━━ Exercise data ━━

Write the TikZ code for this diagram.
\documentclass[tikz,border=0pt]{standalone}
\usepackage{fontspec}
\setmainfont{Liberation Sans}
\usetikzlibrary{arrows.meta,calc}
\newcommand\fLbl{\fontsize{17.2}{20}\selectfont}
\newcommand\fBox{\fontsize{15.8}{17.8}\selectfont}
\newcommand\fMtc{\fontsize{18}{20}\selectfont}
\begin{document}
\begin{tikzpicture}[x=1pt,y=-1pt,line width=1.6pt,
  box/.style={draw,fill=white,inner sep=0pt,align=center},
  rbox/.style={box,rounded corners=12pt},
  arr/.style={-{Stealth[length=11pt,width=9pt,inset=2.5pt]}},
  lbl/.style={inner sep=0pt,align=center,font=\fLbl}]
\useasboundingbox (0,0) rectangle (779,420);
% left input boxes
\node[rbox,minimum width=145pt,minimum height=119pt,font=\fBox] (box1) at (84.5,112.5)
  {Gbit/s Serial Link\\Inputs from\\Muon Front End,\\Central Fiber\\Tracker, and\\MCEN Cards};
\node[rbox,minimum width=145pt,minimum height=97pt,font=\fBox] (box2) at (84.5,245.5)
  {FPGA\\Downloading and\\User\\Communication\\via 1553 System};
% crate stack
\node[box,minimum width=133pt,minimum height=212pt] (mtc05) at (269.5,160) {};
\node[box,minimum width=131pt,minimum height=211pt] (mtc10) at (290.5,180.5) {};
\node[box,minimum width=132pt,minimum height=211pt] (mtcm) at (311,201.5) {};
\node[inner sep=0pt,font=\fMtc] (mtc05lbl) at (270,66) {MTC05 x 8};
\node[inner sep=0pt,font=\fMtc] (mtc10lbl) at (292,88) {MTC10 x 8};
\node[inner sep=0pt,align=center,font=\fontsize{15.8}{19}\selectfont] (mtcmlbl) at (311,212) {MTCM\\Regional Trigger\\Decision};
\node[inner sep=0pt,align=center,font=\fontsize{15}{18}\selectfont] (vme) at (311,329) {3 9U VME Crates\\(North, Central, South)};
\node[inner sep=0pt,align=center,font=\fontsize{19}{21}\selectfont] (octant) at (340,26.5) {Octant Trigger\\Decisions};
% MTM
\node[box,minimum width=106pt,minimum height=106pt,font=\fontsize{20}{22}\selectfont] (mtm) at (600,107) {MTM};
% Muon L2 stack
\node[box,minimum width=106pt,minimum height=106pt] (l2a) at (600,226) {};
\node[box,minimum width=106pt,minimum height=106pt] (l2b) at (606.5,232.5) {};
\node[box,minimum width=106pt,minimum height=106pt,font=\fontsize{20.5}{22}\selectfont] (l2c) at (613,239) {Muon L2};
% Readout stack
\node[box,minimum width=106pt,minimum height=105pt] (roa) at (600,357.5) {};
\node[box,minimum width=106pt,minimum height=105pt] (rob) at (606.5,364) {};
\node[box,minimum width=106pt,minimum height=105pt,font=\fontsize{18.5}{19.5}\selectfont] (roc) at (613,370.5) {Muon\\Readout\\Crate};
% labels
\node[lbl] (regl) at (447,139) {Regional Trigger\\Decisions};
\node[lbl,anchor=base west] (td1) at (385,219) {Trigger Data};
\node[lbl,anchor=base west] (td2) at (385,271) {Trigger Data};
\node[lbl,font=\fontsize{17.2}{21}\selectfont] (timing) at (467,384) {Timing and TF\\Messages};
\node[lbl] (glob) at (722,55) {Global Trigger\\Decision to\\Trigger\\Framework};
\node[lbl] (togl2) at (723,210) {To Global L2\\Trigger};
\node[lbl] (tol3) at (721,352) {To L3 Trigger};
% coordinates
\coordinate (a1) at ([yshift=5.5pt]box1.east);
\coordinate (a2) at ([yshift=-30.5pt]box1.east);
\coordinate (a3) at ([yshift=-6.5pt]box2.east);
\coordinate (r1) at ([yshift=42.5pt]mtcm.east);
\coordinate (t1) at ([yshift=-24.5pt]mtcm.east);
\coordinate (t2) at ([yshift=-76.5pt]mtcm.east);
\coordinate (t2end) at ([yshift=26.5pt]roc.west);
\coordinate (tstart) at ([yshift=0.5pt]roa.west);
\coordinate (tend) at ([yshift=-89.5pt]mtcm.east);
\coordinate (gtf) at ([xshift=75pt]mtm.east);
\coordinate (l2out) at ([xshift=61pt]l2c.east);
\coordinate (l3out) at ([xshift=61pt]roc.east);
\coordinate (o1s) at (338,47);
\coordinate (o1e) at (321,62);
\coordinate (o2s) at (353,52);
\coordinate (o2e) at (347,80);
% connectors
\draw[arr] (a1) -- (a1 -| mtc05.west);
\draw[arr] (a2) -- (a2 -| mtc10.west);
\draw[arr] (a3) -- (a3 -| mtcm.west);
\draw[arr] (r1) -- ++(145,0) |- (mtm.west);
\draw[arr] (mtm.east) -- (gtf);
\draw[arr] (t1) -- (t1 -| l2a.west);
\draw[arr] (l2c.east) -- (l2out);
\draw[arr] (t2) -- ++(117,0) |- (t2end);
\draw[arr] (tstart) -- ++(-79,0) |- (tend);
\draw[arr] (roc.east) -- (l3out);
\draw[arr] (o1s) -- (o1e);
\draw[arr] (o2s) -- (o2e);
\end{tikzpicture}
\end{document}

━━━
━━ Exercise data ━━

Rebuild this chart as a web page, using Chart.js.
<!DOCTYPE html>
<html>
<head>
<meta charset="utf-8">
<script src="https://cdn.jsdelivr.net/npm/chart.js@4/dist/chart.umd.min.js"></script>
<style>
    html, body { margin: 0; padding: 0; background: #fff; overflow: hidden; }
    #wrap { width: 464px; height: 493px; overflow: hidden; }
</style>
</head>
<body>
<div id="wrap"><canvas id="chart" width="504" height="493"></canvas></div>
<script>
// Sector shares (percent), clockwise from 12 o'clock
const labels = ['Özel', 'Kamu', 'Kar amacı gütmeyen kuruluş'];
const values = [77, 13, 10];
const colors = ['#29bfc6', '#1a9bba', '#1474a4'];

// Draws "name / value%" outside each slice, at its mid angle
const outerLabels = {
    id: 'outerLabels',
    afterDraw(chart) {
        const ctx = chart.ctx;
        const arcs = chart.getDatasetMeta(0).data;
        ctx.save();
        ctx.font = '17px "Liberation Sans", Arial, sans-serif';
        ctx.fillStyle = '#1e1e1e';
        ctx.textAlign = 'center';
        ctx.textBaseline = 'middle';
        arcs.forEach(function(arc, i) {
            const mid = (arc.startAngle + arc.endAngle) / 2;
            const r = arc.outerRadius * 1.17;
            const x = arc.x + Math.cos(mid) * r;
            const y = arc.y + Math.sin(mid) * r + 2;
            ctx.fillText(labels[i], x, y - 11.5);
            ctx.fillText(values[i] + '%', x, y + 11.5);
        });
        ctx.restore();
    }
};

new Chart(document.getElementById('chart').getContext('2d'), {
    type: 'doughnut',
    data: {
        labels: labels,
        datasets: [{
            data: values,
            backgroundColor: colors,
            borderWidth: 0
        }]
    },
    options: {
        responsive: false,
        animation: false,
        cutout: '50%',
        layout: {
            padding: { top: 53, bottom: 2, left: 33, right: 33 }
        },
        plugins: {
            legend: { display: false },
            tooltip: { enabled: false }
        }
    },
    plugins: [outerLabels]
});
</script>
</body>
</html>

━━━

*What is asked*
Above are the entries. Quote exactly the lines from the one bearing "Rebuild this chart" through the one bearing "const colors = ['#29bfc6', '#1a9bba', '#1474a4'];".

*Result of the task*
Rebuild this chart as a web page, using Chart.js.
<!DOCTYPE html>
<html>
<head>
<meta charset="utf-8">
<script src="https://cdn.jsdelivr.net/npm/chart.js@4/dist/chart.umd.min.js"></script>
<style>
    html, body { margin: 0; padding: 0; background: #fff; overflow: hidden; }
    #wrap { width: 464px; height: 493px; overflow: hidden; }
</style>
</head>
<body>
<div id="wrap"><canvas id="chart" width="504" height="493"></canvas></div>
<script>
// Sector shares (percent), clockwise from 12 o'clock
const labels = ['Özel', 'Kamu', 'Kar amacı gütmeyen kuruluş'];
const values = [77, 13, 10];
const colors = ['#29bfc6', '#1a9bba', '#1474a4'];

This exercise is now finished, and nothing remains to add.